**EXERCISE INSTRUCTIONS**
Copy, exactly and only, the lines from the one with "Generate a LaTeX" up to and including the one with "at (971.5, 548);", leaving pictures out.

**PROVIDED INFORMATION**
▬▬▬

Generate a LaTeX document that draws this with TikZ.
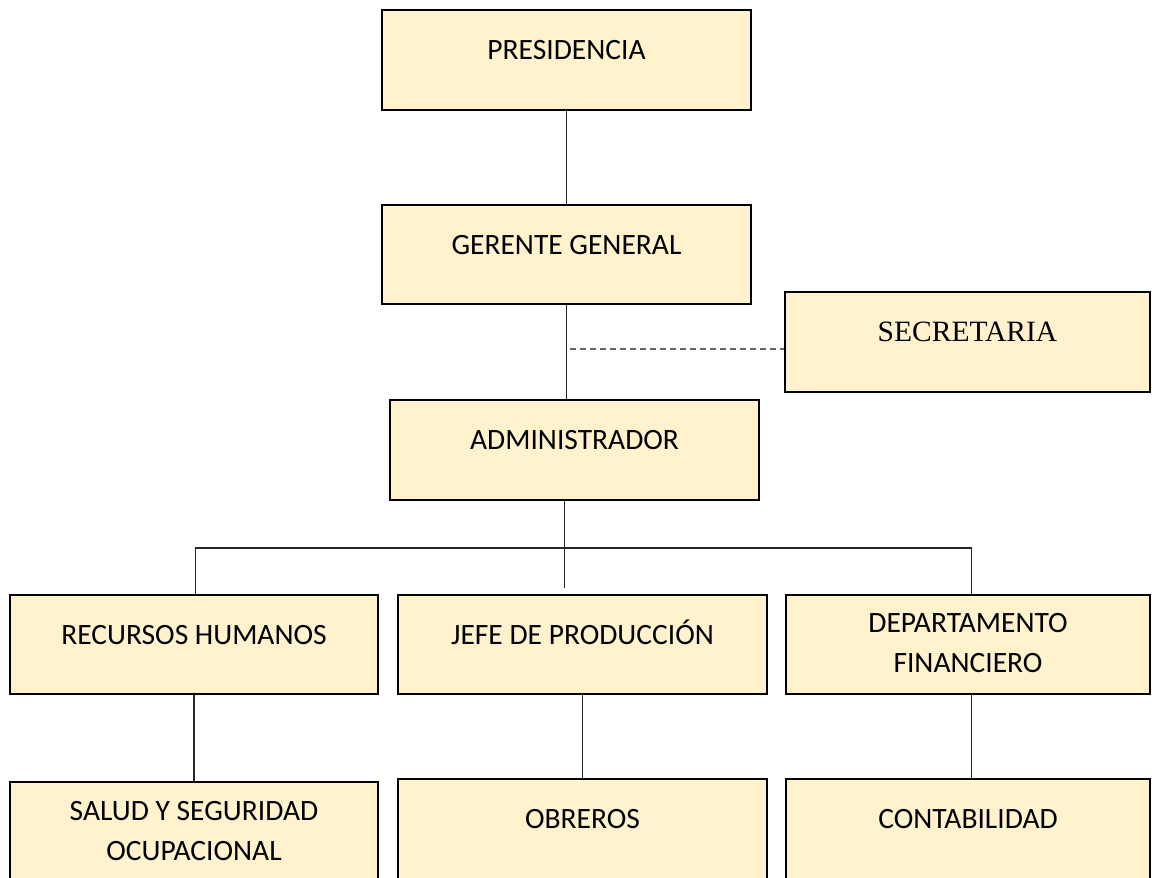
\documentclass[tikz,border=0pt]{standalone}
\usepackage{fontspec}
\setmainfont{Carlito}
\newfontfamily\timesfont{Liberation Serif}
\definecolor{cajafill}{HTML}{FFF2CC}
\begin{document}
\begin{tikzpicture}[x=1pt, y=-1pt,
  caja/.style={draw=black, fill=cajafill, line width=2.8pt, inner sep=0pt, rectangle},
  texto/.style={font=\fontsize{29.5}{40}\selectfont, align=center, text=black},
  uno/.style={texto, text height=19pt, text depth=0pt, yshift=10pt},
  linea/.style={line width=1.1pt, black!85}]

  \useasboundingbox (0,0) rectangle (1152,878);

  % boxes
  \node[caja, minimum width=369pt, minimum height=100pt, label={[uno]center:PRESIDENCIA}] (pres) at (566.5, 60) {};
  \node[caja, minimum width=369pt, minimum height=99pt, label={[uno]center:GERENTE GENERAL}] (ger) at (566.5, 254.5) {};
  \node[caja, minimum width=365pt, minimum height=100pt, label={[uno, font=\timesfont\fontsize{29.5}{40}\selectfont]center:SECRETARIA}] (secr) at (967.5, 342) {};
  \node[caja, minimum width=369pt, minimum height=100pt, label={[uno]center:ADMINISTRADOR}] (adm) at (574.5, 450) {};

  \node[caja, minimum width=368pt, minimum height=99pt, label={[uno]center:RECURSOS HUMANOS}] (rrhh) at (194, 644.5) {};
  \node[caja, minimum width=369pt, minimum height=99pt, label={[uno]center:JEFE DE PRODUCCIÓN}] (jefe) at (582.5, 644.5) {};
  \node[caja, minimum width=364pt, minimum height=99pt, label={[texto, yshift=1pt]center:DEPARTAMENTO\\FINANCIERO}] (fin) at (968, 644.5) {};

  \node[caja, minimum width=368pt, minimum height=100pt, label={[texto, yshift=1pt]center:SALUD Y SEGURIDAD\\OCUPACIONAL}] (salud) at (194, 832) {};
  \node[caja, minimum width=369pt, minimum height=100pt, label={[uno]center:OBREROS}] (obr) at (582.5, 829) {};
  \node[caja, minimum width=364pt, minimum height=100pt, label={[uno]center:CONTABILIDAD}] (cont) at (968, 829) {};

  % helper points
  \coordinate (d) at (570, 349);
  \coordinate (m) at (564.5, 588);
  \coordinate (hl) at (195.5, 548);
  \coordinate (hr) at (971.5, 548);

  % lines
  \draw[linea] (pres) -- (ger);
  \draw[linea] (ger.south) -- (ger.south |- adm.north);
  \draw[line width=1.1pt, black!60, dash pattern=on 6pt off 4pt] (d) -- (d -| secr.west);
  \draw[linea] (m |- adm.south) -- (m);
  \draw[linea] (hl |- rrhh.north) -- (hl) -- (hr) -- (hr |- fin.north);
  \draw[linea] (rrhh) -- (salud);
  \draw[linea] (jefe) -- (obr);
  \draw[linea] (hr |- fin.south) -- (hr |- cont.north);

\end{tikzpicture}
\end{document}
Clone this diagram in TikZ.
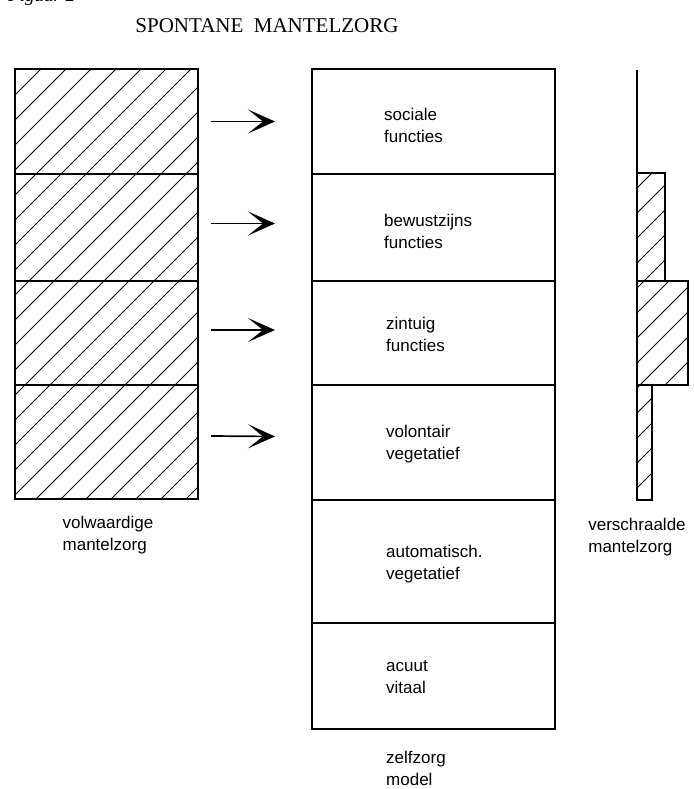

▬▬▬

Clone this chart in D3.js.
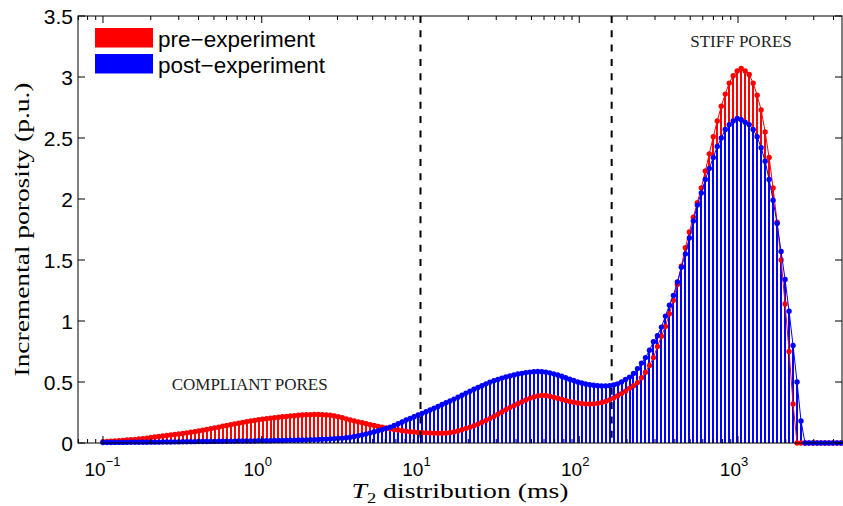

▬▬▬

**FINISHED EXERCISE**
Generate a LaTeX document that draws this with TikZ.
\documentclass[tikz,border=0pt]{standalone}
\usepackage{fontspec}
\setmainfont{Carlito}
\newfontfamily\timesfont{Liberation Serif}
\definecolor{cajafill}{HTML}{FFF2CC}
\begin{document}
\begin{tikzpicture}[x=1pt, y=-1pt,
  caja/.style={draw=black, fill=cajafill, line width=2.8pt, inner sep=0pt, rectangle},
  texto/.style={font=\fontsize{29.5}{40}\selectfont, align=center, text=black},
  uno/.style={texto, text height=19pt, text depth=0pt, yshift=10pt},
  linea/.style={line width=1.1pt, black!85}]

  \useasboundingbox (0,0) rectangle (1152,878);

  % boxes
  \node[caja, minimum width=369pt, minimum height=100pt, label={[uno]center:PRESIDENCIA}] (pres) at (566.5, 60) {};
  \node[caja, minimum width=369pt, minimum height=99pt, label={[uno]center:GERENTE GENERAL}] (ger) at (566.5, 254.5) {};
  \node[caja, minimum width=365pt, minimum height=100pt, label={[uno, font=\timesfont\fontsize{29.5}{40}\selectfont]center:SECRETARIA}] (secr) at (967.5, 342) {};
  \node[caja, minimum width=369pt, minimum height=100pt, label={[uno]center:ADMINISTRADOR}] (adm) at (574.5, 450) {};

  \node[caja, minimum width=368pt, minimum height=99pt, label={[uno]center:RECURSOS HUMANOS}] (rrhh) at (194, 644.5) {};
  \node[caja, minimum width=369pt, minimum height=99pt, label={[uno]center:JEFE DE PRODUCCIÓN}] (jefe) at (582.5, 644.5) {};
  \node[caja, minimum width=364pt, minimum height=99pt, label={[texto, yshift=1pt]center:DEPARTAMENTO\\FINANCIERO}] (fin) at (968, 644.5) {};

  \node[caja, minimum width=368pt, minimum height=100pt, label={[texto, yshift=1pt]center:SALUD Y SEGURIDAD\\OCUPACIONAL}] (salud) at (194, 832) {};
  \node[caja, minimum width=369pt, minimum height=100pt, label={[uno]center:OBREROS}] (obr) at (582.5, 829) {};
  \node[caja, minimum width=364pt, minimum height=100pt, label={[uno]center:CONTABILIDAD}] (cont) at (968, 829) {};

  % helper points
  \coordinate (d) at (570, 349);
  \coordinate (m) at (564.5, 588);
  \coordinate (hl) at (195.5, 548);
  \coordinate (hr) at (971.5, 548);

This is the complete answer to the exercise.